Aligning Hiring Urgency With Operational Reality
For many semiconductor organizations, the primary barrier to faster hiring is not lack of demand for talent but lack of alignment between operational urgency and hiring processes.
Production leaders often recognize the need for additional staff but remain heavily involved in day-to-day operational firefighting. Hiring and onboarding activities compete with immediate equipment issues for their attention.
At the same time, interview processes may be overly complex or lack clear evaluation frameworks, leading to extended decision timelines and lost candidates.
Organizations that address this issue often focus on creating structured hiring systems that support confident, efficient decision-making. Clearly defined technical competencies, streamlined interview processes, and strong coordination between operations and talent acquisition teams allow managers to move quickly without sacrificing hiring quality.
Importantly, faster hiring does not mean lowering standards. It means aligning hiring processes with the operational timelines that semiconductor manufacturing demands.

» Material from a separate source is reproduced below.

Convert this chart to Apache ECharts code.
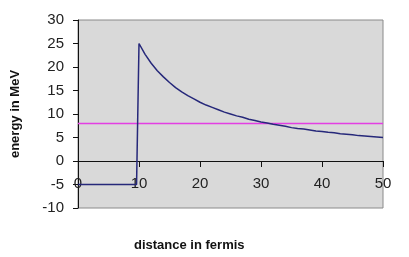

The Hidden Cost of Slow Hiring
The most visible consequences of vacancy are measured in production output and financial performance. However, slower hiring also carries a less visible cost.
When technicians consistently work extended overtime to compensate for open roles, fatigue increases and morale can decline. Over time, this strain can contribute to turnover among the very employees whose experience is most valuable to maintaining production stability.
In this way, delayed hiring can compound workforce risk rather than relieve it.
Semiconductor manufacturing is engineered to minimize variability across every aspect of production. Workforce capacity is no exception. When hiring speed fails to keep pace with operational needs, the effects are felt across uptime, throughput, maintenance discipline, and team stability.
In a high-precision manufacturing environment, time-to-fill is not simply a recruiting metric. It is a production metric.